GIVEN REQUEST >>
Copy exactly the lines that run from the top of the listing to the line containing "15.6, 17.05, 14.2];", both ends included, and omit the pictures.

..............................

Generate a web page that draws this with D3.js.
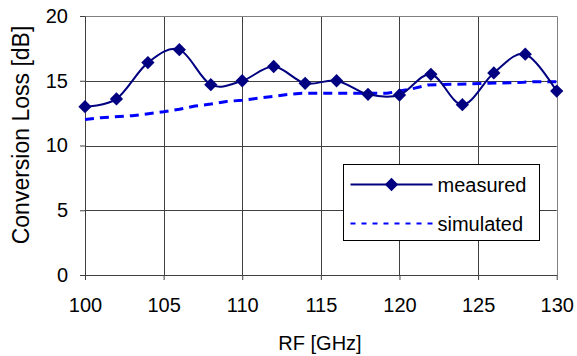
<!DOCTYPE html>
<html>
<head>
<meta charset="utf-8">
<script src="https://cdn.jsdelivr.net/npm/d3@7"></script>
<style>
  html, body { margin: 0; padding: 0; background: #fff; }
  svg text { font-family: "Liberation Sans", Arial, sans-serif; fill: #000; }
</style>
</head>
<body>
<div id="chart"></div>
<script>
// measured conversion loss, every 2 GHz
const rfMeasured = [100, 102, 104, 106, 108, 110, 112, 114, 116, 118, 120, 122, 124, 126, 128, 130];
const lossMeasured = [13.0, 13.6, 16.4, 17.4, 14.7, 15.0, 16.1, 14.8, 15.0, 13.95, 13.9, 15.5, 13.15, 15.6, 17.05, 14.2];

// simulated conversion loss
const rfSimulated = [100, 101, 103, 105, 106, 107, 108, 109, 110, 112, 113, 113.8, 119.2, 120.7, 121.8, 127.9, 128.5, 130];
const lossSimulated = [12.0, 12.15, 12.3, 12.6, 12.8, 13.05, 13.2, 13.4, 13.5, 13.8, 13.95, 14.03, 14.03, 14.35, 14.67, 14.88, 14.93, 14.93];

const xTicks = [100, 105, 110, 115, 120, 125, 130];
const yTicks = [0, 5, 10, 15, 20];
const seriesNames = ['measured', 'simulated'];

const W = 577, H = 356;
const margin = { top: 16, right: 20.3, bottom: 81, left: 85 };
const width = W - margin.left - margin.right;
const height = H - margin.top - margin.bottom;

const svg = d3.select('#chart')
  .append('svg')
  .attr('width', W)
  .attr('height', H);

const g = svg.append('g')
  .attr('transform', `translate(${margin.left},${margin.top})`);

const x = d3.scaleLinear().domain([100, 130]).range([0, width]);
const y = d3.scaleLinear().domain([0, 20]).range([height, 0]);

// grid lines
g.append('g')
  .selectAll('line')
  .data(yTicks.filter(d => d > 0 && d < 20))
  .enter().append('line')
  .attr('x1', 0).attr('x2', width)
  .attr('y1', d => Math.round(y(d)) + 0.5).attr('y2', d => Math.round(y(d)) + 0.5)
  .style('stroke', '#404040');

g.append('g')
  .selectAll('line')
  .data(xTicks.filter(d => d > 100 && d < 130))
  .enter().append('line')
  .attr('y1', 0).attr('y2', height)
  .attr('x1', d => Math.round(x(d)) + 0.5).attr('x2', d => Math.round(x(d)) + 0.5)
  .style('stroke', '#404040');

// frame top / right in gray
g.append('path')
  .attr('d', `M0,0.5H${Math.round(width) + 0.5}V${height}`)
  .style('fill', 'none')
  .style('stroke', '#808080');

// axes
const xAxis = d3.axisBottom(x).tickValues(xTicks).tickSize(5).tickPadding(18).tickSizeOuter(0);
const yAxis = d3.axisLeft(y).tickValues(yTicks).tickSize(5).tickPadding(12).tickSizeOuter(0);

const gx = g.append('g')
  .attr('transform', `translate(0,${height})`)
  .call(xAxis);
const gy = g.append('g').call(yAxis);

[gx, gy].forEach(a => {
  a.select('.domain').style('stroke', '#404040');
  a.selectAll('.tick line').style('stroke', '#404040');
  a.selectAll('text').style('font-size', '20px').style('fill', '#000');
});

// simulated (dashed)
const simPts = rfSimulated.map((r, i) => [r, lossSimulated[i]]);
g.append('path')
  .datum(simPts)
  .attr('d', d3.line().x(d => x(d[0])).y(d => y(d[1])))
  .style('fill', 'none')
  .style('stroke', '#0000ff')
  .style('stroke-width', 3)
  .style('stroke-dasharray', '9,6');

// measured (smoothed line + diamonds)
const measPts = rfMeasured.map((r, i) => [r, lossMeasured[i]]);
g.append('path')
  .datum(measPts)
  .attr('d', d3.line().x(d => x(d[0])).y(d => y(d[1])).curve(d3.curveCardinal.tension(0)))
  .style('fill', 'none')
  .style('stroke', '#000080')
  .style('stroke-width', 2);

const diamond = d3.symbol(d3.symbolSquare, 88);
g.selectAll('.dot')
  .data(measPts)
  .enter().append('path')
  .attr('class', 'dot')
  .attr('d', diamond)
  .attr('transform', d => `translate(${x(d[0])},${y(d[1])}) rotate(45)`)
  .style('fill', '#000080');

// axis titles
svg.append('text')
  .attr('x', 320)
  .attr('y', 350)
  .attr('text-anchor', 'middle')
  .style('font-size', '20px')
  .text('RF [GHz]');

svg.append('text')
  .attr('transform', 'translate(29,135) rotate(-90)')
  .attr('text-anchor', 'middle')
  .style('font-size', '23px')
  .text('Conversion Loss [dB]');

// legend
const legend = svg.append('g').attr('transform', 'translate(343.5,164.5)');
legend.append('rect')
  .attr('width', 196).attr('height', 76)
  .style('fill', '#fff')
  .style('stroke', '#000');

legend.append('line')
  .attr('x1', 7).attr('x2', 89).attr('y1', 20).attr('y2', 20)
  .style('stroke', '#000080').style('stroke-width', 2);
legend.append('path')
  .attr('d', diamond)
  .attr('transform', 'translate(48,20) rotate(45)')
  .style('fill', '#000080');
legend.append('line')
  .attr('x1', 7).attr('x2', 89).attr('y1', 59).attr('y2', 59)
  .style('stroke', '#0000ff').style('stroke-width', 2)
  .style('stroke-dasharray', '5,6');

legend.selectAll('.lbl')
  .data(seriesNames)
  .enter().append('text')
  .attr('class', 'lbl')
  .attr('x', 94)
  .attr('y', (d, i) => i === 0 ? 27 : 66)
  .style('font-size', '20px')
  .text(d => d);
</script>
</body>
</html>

..............................

SOLUTION TO THE EXERCISE >>
Generate a web page that draws this with D3.js.
<!DOCTYPE html>
<html>
<head>
<meta charset="utf-8">
<script src="https://cdn.jsdelivr.net/npm/d3@7"></script>
<style>
  html, body { margin: 0; padding: 0; background: #fff; }
  svg text { font-family: "Liberation Sans", Arial, sans-serif; fill: #000; }
</style>
</head>
<body>
<div id="chart"></div>
<script>
// measured conversion loss, every 2 GHz
const rfMeasured = [100, 102, 104, 106, 108, 110, 112, 114, 116, 118, 120, 122, 124, 126, 128, 130];
const lossMeasured = [13.0, 13.6, 16.4, 17.4, 14.7, 15.0, 16.1, 14.8, 15.0, 13.95, 13.9, 15.5, 13.15, 15.6, 17.05, 14.2];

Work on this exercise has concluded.